Figure 2: Social media usage per age in the USA, 2023 (Statista, 2024)
It becomes evident that TikTok is disproportionately used by younger people, while LinkedIn is largely used by working age adults. Although these platforms offer data on millions of people at a fraction of the cost of a classical survey, the surveyed group does not mirror the country’s demographics. The impact of these issues depends on the specific goals of analysis. If an organization aims at analyzing population characteristics, non-representative data can lead to significant errors. The effects are even more pronounced when trying to analyze characteristics that depend on demographic or behavioral subgroups, such as preferences and consumer decisions (Rivers, 2007).
Statistical solutions
While there’s no one-size-fits-all remedy, several correction methods can help mitigate bias in big data:
Propensity Scoring: This technique estimates the likelihood of an individual being included in the dataset and adjusts for under- or overrepresentation accordingly (Valliant & Dever, 2011)

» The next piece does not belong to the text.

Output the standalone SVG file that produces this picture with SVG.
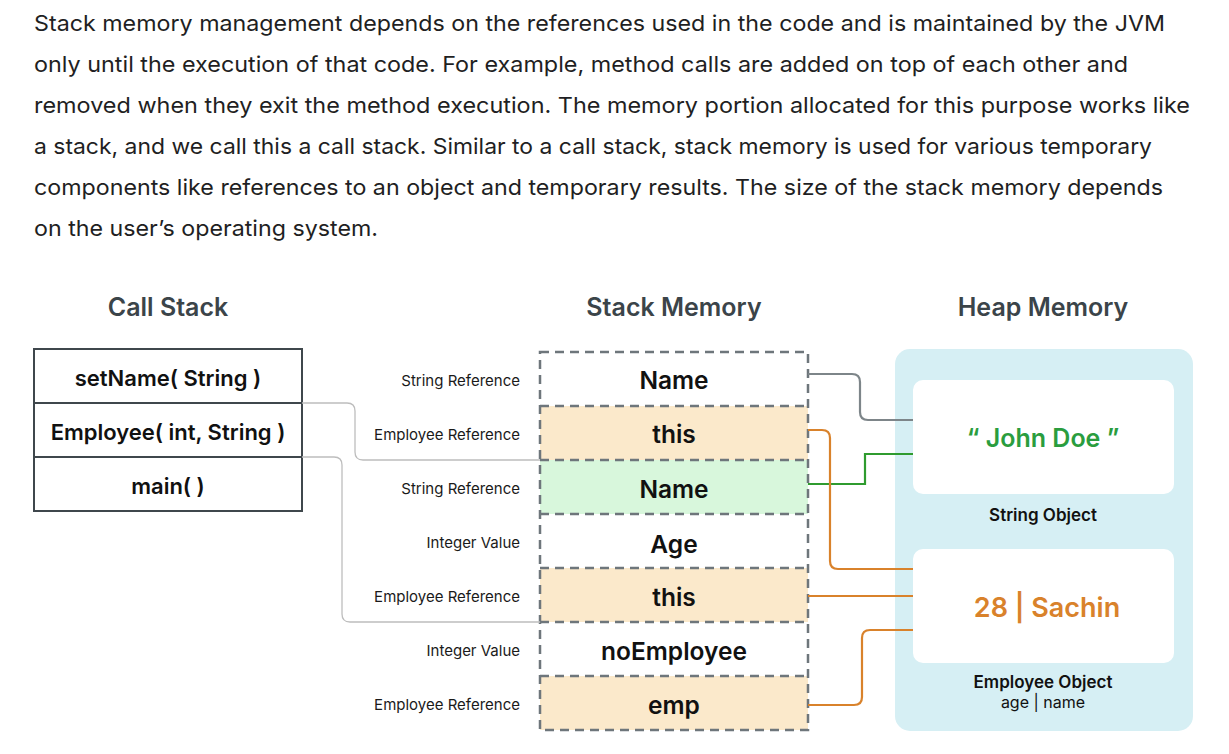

Calibration and Weighting: Known population totals (like age distribution) are used to reweight the data, making it more representative (Münnich et al., 2012).
Matching Techniques: Data from controlled surveys are used to “fill in the gaps” of big data samples (Kim & Fuller, 2004).
Imputation Methods: Missing data is statistically predicted using patterns from other sources (Kim et al. 2021).
Model-Based Approaches: Sophisticated algorithms attempt to account for selection bias by modeling its effects directly (Münnich et al., 2019).
Each method requires careful application and expert judgment. Without clear metadata – the “data about the data” – these corrections can be challenging or even impossible. An example of such a correction is depicted in Figure 3.
Figure 3: Estimation of a population parameter under big data
The vertical yellow vertical line highlights where the true numerical value of a population parameter of interest lies. The pink vertical line depicts the estimated value obtained under a non-corrected big data sample, where the non-dashed pink line is the corresponding probability density of the estimator. It is shifted significantly to the left, and therefore systematically underestimates the population parameter. The blue vertical line marks the estimated value under a propensity scoring approach, where the non-dashed blue line is again the probability density of the estimator. We see that, although not perfect, the adjusted estimate is much closer to the true value, indicating a successful correction of the bias.
Conclusion
For businesses and public institutions, the key takeaway is nuanced: big data can be valuable, but only if its limitations are understood and addressed. Blind reliance on large datasets without regard for representativity may lead to faulty conclusions, wasted resources, or biased strategies. Organizations should involve both subject-matter experts and data methodologists to interpret findings responsibly. In many cases, blending traditional survey methods with big data sources offers the most robust results.
So, does representativity still matter in the era of big data? The answer might be a cautious “yes – but it depends.” While big data has revolutionized analytics, offering unprecedented access to real-time insights, the underlying principles of sound statistical inference still apply. Businesses must be aware that data quantity does not guarantee data quality. Representativity remains a critical – if complex – foundation for trustworthy analysis.
References
Deville, J.-C., Särndal, C.-E. (1992). Calibration estimators in survey sampling. Journal of the American Statistical Society, Vol. 87, No. 418, pp. 376-382.
Kim, J. K., Fuller, W. A. (2004). Inference procedures for hot deck imputation. Biometrika, Vol. 91, pp. 559-578.
Kim, J.K., Park, S. Chen, Y., et al. (2021). Combining non-propability and probability survey samples through mass imputation. Journal of the Royal Statistical Society – Series A: Statistics in Society, Vol. 184, No. 3, 941-963.
Münnich, R., Gabler, S., Ganninger, M. (2012). Stichprobenoptimierung und Schätzung im Zensus 2011. Statistik und Wissenschaft, Vol. 21.
Münnich, R., Burgard, J. P., Krause, J. (2019). Adjusting selection bias in German health insurance records for regional prevalence estimation. Population Health Metrics, Vol. 17, No. 1.
Rivers, D. (2007). Sampling for web surveys. Proceedings of the Survey Research Methods Section of the American Statistical Association, pp. 1-26.
Valliant, R., Dever, J.A. (2011). Estimating propensity adjustments for volunteers in web surveys. Sociological Methods & Research, Vol. 40, No. 1, pp. 105-137.